>>>
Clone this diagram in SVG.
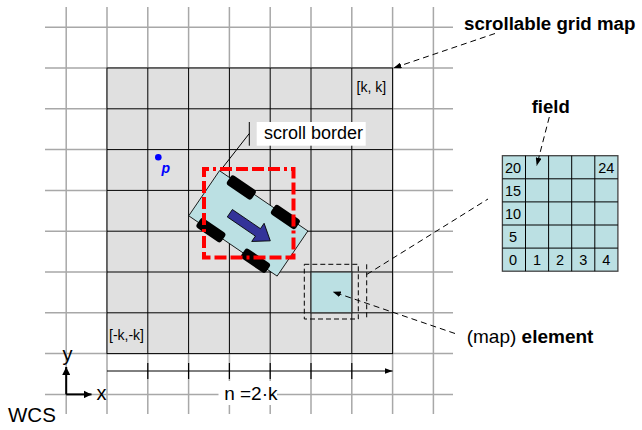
<svg xmlns="http://www.w3.org/2000/svg" width="642" height="430" viewBox="0 0 642 430">
  <style>
    .lbl { font-family: "Liberation Sans", Arial, sans-serif; fill: #000; }
    .b { font-weight: bold; }
    .gridOut { stroke: #a8a8a8; stroke-width: 1.5; fill: none; }
    .gridIn { stroke: #000; stroke-width: 1; fill: none; }
    .lead { stroke: #000; stroke-width: 1; fill: none; stroke-dasharray: 6 4; }
    .cyan { fill: #bbe0e3; }
    .wheel { fill: #000; }
    .num { font-family: "Liberation Sans", Arial, sans-serif; font-size: 14.5px; text-anchor: middle; }
  </style>
  <defs>
    <marker id="ah" viewBox="0 0 8 6" markerWidth="8" markerHeight="6" refX="8" refY="3" orient="auto" markerUnits="userSpaceOnUse">
      <path d="M0,0 L8,3 L0,6 z" fill="#000"/>
    </marker>
    <marker id="ahAxis" viewBox="0 0 8 8" markerWidth="8" markerHeight="8" refX="8" refY="4" orient="auto" markerUnits="userSpaceOnUse">
      <path d="M0,0 L8,4 L0,8 z" fill="#000"/>
    </marker>
  </defs>

  <rect width="642" height="430" fill="#fff"/>

  <!-- background grid (outer, light) -->
  <g id="grid-outer" class="gridOut">
    <path d="M66.2,7V414 M107,7V414 M147.8,7V414 M188.6,7V414 M229.4,7V414 M270.2,7V414 M311,7V414 M351.8,7V414 M392.6,7V414 M433.4,7V414"/>
    <path d="M45,27.2H453 M45,68H453 M45,108.8H453 M45,149.6H453 M45,190.4H453 M45,231.2H453 M45,272H453 M45,312.8H453 M45,353.6H453 M45,394.4H453"/>
  </g>

  <!-- scrollable grid map area -->
  <g id="grid-map">
    <rect x="107" y="68" width="285.6" height="285.6" fill="#e0e0e0" stroke="#000" stroke-width="1"/>
    <path class="gridIn" d="M147.8,68V353.6 M188.6,68V353.6 M229.4,68V353.6 M270.2,68V353.6 M311,68V353.6 M351.8,68V353.6"/>
    <path class="gridIn" d="M107,108.8H392.6 M107,149.6H392.6 M107,190.4H392.6 M107,231.2H392.6 M107,272H392.6 M107,312.8H392.6"/>
    <text class="lbl" x="356.5" y="92" font-size="14">[k, k]</text>
    <text class="lbl" x="109" y="339.5" font-size="14">[-k,-k]</text>
  </g>

  <!-- point p -->
  <g id="point-p">
    <circle cx="158.3" cy="157.2" r="3.3" fill="#0000ff"/>
    <text class="lbl b" x="161.5" y="172.5" font-size="14" font-style="italic" style="fill:#0000ff">p</text>
  </g>

  <!-- map element -->
  <g id="element">
    <rect class="cyan" x="311" y="272" width="40.8" height="40.8" stroke="#333" stroke-width="1.2"/>
    <rect x="304.3" y="264.3" width="54" height="54.7" fill="none" stroke="#000" stroke-width="1" stroke-dasharray="5 3"/>
    <path d="M366.7,264.3V319" stroke="#000" stroke-width="1" stroke-dasharray="5 3"/>
  </g>

  <!-- scroll border label -->
  <g id="scroll-border-label">
    <path d="M249.3,122V145.7 M249.3,133.5L220,171" stroke="#000" stroke-width="1" fill="none"/>
    <rect x="256.7" y="122" width="109" height="23.7" fill="#fff"/>
    <text class="lbl" x="264" y="139" font-size="18">scroll border</text>
  </g>

  <!-- vehicle -->
  <g id="vehicle" transform="translate(248.3 223.4) rotate(34.3)">
    <rect class="cyan" x="-53.5" y="-27.3" width="107" height="54.6" stroke="#000" stroke-width="0.8"/>
    <rect class="wheel" x="-41" y="-31.5" width="30" height="11.5" rx="3"/>
    <rect class="wheel" x="12" y="-32" width="30" height="11.5" rx="3"/>
    <rect class="wheel" x="-42" y="21" width="30" height="11.5" rx="3"/>
    <rect class="wheel" x="12" y="21" width="30" height="11.5" rx="3"/>
    <path d="M-21,-2.5 L13,-2.5 L13,-9 L28,2 L13,13 L13,6.5 L-21,6.5 Z" fill="#333399" stroke="#000" stroke-width="0.8"/>
  </g>

  <!-- scroll border -->
  <g id="scroll-border">
    <rect x="204" y="169" width="89.5" height="88.5" fill="none" stroke="#ff0000" stroke-width="4" stroke-dasharray="12 4 12 4 12 4 12 4 3 4" stroke-dashoffset="-16"/>
  </g>

  <!-- field grid -->
  <g id="field">
    <rect class="cyan" x="502.4" y="155.7" width="115.5" height="115.5" stroke="#444" stroke-width="1.3"/>
    <path d="M525.5,155.7V271.2 M548.6,155.7V271.2 M571.7,155.7V271.2 M594.8,155.7V271.2 M502.4,178.8H617.9 M502.4,201.9H617.9 M502.4,225H617.9 M502.4,248.1H617.9" stroke="#000" stroke-width="1" fill="none"/>
    <text class="num" x="513" y="172.8">20</text>
    <text class="num" x="606.3" y="172.8">24</text>
    <text class="num" x="513" y="195.9">15</text>
    <text class="num" x="513" y="219">10</text>
    <text class="num" x="513" y="242.1">5</text>
    <text class="num" x="513" y="265.2">0</text>
    <text class="num" x="537" y="265.2">1</text>
    <text class="num" x="560" y="265.2">2</text>
    <text class="num" x="583.2" y="265.2">3</text>
    <text class="num" x="606.3" y="265.2">4</text>
  </g>

  <!-- dimension n = 2k -->
  <g id="dimension">
    <path d="M107,371H392.6" stroke="#000" stroke-width="1" marker-end="url(#ah)"/>
    <path d="M147.8,363V379 M188.6,363V379 M229.4,363V379 M270.2,363V379 M311,363V379 M351.8,363V379" stroke="#000" stroke-width="1.2"/>
    <rect x="218.5" y="381" width="58.5" height="24" fill="#fff"/>
    <text class="lbl" x="250.8" y="400" font-size="19" text-anchor="middle">n =2·k</text>
  </g>

  <!-- world coordinate system -->
  <g id="wcs">
    <path d="M66.2,394.4V367" stroke="#000" stroke-width="2" marker-end="url(#ahAxis)"/>
    <path d="M66.2,394.4H91.5" stroke="#000" stroke-width="2" marker-end="url(#ahAxis)"/>
    <text class="lbl" x="62.5" y="361" font-size="20">y</text>
    <text class="lbl" x="96.5" y="400" font-size="20">x</text>
    <text class="lbl" x="8" y="422" font-size="20.5">WCS</text>
  </g>

  <!-- labels -->
  <g id="label-map">
    <text class="lbl b" x="464" y="30" font-size="18.7">scrollable grid map</text>
  </g>
  <g id="label-field">
    <text class="lbl b" x="531.7" y="113.3" font-size="18.5">field</text>
  </g>
  <g id="label-element">
    <text class="lbl" x="466.7" y="343" font-size="19">(map) <tspan class="b">element</tspan></text>
  </g>

  <!-- connectors -->
  <g id="connectors">
    <path class="lead" d="M495,33.5L393.5,68" marker-end="url(#ah)"/>
    <path class="lead" d="M549.3,117L536.7,165.7" marker-end="url(#ah)"/>
    <path class="lead" d="M455,333.5L332.7,291.7" marker-end="url(#ah)"/>
    <path class="lead" d="M366.7,274.5L488,199"/>
  </g>
</svg>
<<<
* What is asked
Without the pictures, print the whole listing exactly as given.

* Reply
Clone this diagram in SVG.
<svg xmlns="http://www.w3.org/2000/svg" width="642" height="430" viewBox="0 0 642 430">
  <style>
    .lbl { font-family: "Liberation Sans", Arial, sans-serif; fill: #000; }
    .b { font-weight: bold; }
    .gridOut { stroke: #a8a8a8; stroke-width: 1.5; fill: none; }
    .gridIn { stroke: #000; stroke-width: 1; fill: none; }
    .lead { stroke: #000; stroke-width: 1; fill: none; stroke-dasharray: 6 4; }
    .cyan { fill: #bbe0e3; }
    .wheel { fill: #000; }
    .num { font-family: "Liberation Sans", Arial, sans-serif; font-size: 14.5px; text-anchor: middle; }
  </style>
  <defs>
    <marker id="ah" viewBox="0 0 8 6" markerWidth="8" markerHeight="6" refX="8" refY="3" orient="auto" markerUnits="userSpaceOnUse">
      <path d="M0,0 L8,3 L0,6 z" fill="#000"/>
    </marker>
    <marker id="ahAxis" viewBox="0 0 8 8" markerWidth="8" markerHeight="8" refX="8" refY="4" orient="auto" markerUnits="userSpaceOnUse">
      <path d="M0,0 L8,4 L0,8 z" fill="#000"/>
    </marker>
  </defs>

  <rect width="642" height="430" fill="#fff"/>

  <!-- background grid (outer, light) -->
  <g id="grid-outer" class="gridOut">
    <path d="M66.2,7V414 M107,7V414 M147.8,7V414 M188.6,7V414 M229.4,7V414 M270.2,7V414 M311,7V414 M351.8,7V414 M392.6,7V414 M433.4,7V414"/>
    <path d="M45,27.2H453 M45,68H453 M45,108.8H453 M45,149.6H453 M45,190.4H453 M45,231.2H453 M45,272H453 M45,312.8H453 M45,353.6H453 M45,394.4H453"/>
  </g>

  <!-- scrollable grid map area -->
  <g id="grid-map">
    <rect x="107" y="68" width="285.6" height="285.6" fill="#e0e0e0" stroke="#000" stroke-width="1"/>
    <path class="gridIn" d="M147.8,68V353.6 M188.6,68V353.6 M229.4,68V353.6 M270.2,68V353.6 M311,68V353.6 M351.8,68V353.6"/>
    <path class="gridIn" d="M107,108.8H392.6 M107,149.6H392.6 M107,190.4H392.6 M107,231.2H392.6 M107,272H392.6 M107,312.8H392.6"/>
    <text class="lbl" x="356.5" y="92" font-size="14">[k, k]</text>
    <text class="lbl" x="109" y="339.5" font-size="14">[-k,-k]</text>
  </g>

  <!-- point p -->
  <g id="point-p">
    <circle cx="158.3" cy="157.2" r="3.3" fill="#0000ff"/>
    <text class="lbl b" x="161.5" y="172.5" font-size="14" font-style="italic" style="fill:#0000ff">p</text>
  </g>

  <!-- map element -->
  <g id="element">
    <rect class="cyan" x="311" y="272" width="40.8" height="40.8" stroke="#333" stroke-width="1.2"/>
    <rect x="304.3" y="264.3" width="54" height="54.7" fill="none" stroke="#000" stroke-width="1" stroke-dasharray="5 3"/>
    <path d="M366.7,264.3V319" stroke="#000" stroke-width="1" stroke-dasharray="5 3"/>
  </g>

  <!-- scroll border label -->
  <g id="scroll-border-label">
    <path d="M249.3,122V145.7 M249.3,133.5L220,171" stroke="#000" stroke-width="1" fill="none"/>
    <rect x="256.7" y="122" width="109" height="23.7" fill="#fff"/>
    <text class="lbl" x="264" y="139" font-size="18">scroll border</text>
  </g>

  <!-- vehicle -->
  <g id="vehicle" transform="translate(248.3 223.4) rotate(34.3)">
    <rect class="cyan" x="-53.5" y="-27.3" width="107" height="54.6" stroke="#000" stroke-width="0.8"/>
    <rect class="wheel" x="-41" y="-31.5" width="30" height="11.5" rx="3"/>
    <rect class="wheel" x="12" y="-32" width="30" height="11.5" rx="3"/>
    <rect class="wheel" x="-42" y="21" width="30" height="11.5" rx="3"/>
    <rect class="wheel" x="12" y="21" width="30" height="11.5" rx="3"/>
    <path d="M-21,-2.5 L13,-2.5 L13,-9 L28,2 L13,13 L13,6.5 L-21,6.5 Z" fill="#333399" stroke="#000" stroke-width="0.8"/>
  </g>

  <!-- scroll border -->
  <g id="scroll-border">
    <rect x="204" y="169" width="89.5" height="88.5" fill="none" stroke="#ff0000" stroke-width="4" stroke-dasharray="12 4 12 4 12 4 12 4 3 4" stroke-dashoffset="-16"/>
  </g>

  <!-- field grid -->
  <g id="field">
    <rect class="cyan" x="502.4" y="155.7" width="115.5" height="115.5" stroke="#444" stroke-width="1.3"/>
    <path d="M525.5,155.7V271.2 M548.6,155.7V271.2 M571.7,155.7V271.2 M594.8,155.7V271.2 M502.4,178.8H617.9 M502.4,201.9H617.9 M502.4,225H617.9 M502.4,248.1H617.9" stroke="#000" stroke-width="1" fill="none"/>
    <text class="num" x="513" y="172.8">20</text>
    <text class="num" x="606.3" y="172.8">24</text>
    <text class="num" x="513" y="195.9">15</text>
    <text class="num" x="513" y="219">10</text>
    <text class="num" x="513" y="242.1">5</text>
    <text class="num" x="513" y="265.2">0</text>
    <text class="num" x="537" y="265.2">1</text>
    <text class="num" x="560" y="265.2">2</text>
    <text class="num" x="583.2" y="265.2">3</text>
    <text class="num" x="606.3" y="265.2">4</text>
  </g>

  <!-- dimension n = 2k -->
  <g id="dimension">
    <path d="M107,371H392.6" stroke="#000" stroke-width="1" marker-end="url(#ah)"/>
    <path d="M147.8,363V379 M188.6,363V379 M229.4,363V379 M270.2,363V379 M311,363V379 M351.8,363V379" stroke="#000" stroke-width="1.2"/>
    <rect x="218.5" y="381" width="58.5" height="24" fill="#fff"/>
    <text class="lbl" x="250.8" y="400" font-size="19" text-anchor="middle">n =2·k</text>
  </g>

  <!-- world coordinate system -->
  <g id="wcs">
    <path d="M66.2,394.4V367" stroke="#000" stroke-width="2" marker-end="url(#ahAxis)"/>
    <path d="M66.2,394.4H91.5" stroke="#000" stroke-width="2" marker-end="url(#ahAxis)"/>
    <text class="lbl" x="62.5" y="361" font-size="20">y</text>
    <text class="lbl" x="96.5" y="400" font-size="20">x</text>
    <text class="lbl" x="8" y="422" font-size="20.5">WCS</text>
  </g>

  <!-- labels -->
  <g id="label-map">
    <text class="lbl b" x="464" y="30" font-size="18.7">scrollable grid map</text>
  </g>
  <g id="label-field">
    <text class="lbl b" x="531.7" y="113.3" font-size="18.5">field</text>
  </g>
  <g id="label-element">
    <text class="lbl" x="466.7" y="343" font-size="19">(map) <tspan class="b">element</tspan></text>
  </g>

  <!-- connectors -->
  <g id="connectors">
    <path class="lead" d="M495,33.5L393.5,68" marker-end="url(#ah)"/>
    <path class="lead" d="M549.3,117L536.7,165.7" marker-end="url(#ah)"/>
    <path class="lead" d="M455,333.5L332.7,291.7" marker-end="url(#ah)"/>
    <path class="lead" d="M366.7,274.5L488,199"/>
  </g>
</svg>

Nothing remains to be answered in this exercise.